September 9, 2016
This week in American reading habits
by Simon Reichley
Last week, we did a brief summary of data released by the NEA on the number of Americans reading literature (defined as poetry, plays, short stories, or dramas). The short version is that only 47% of all Americans surveyed had read a work of literature in the last year. Even lower rates were found among men, people of color, and the uneducated.
Hot on the heels of that report, the PEW research center has released the results of its annual “Book Reading” survey, conducted in March and April of this year. The PEW survey was concerned with book reading in general, and in which formats Americans are doing their reading on.
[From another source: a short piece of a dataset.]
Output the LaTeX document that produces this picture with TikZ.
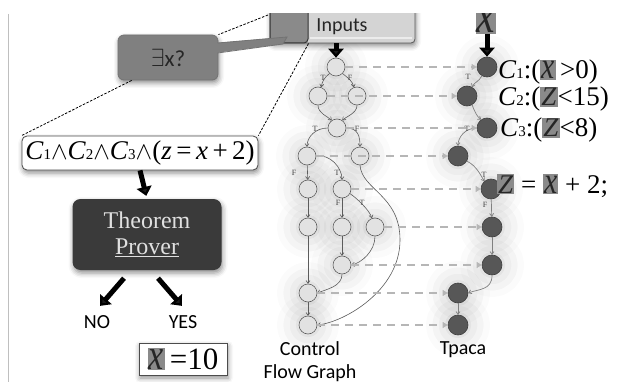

The data makes no distinction between fiction and non-fiction.
The broadest and most general findings of the survey are that :
- 73% of Americans have read a book in the last calendar year, down from 79% in 2011
- 65% of Americans have read a physical, print book, down from 71% in 2011
- 28% have read an e-book, up from 17% in 2011 (but unchanged since 2014)
- 14% have listened to an audiobook, largely unchanged since 2012
- On average, Americans read twelve books per year
- Americans making more than $75,000 per year read 40% more books per year than those making $30,000 or less
- Americans living in urban, suburban, and rural environments all read at approximately the same rate
Because of differences in methodology and sample size, it’s difficult to do a one-to-one comparison between these results and the NEA’s. But it is interesting to note the twenty-five-plus-point difference between the general readership and readers of “literature.” Unfortunately, the same discouraging trends among men, people of color, and the uneducated show up in this data as well, with those populations reading fewer books per year by more than a third.
While the number of books that Americans read has stayed steady, the ways in which they’re reading have been changing lately, a fact we in the publishing industry are forced to confront ad nauseam. But this report seems to indicate that things are settling down. Overall reading numbers have stayed more or less steady since 2012, and e-book and audio rates have been steady for a few years now. What is changing (and we’ve seen evidence of this before) is that within the e-book category, people are more and more likely to be reading on their phones or tablets, rather than on dedicated e-readers. Tablet use has nearly quadrupled, and smartphone use more than doubled, while e-reader use has remained pretty much unchanged since 2011.
We’ll be poring over these numbers in the coming days, and let you know what else we find.
Simon Reichley is the rights and operations manager at Melville House.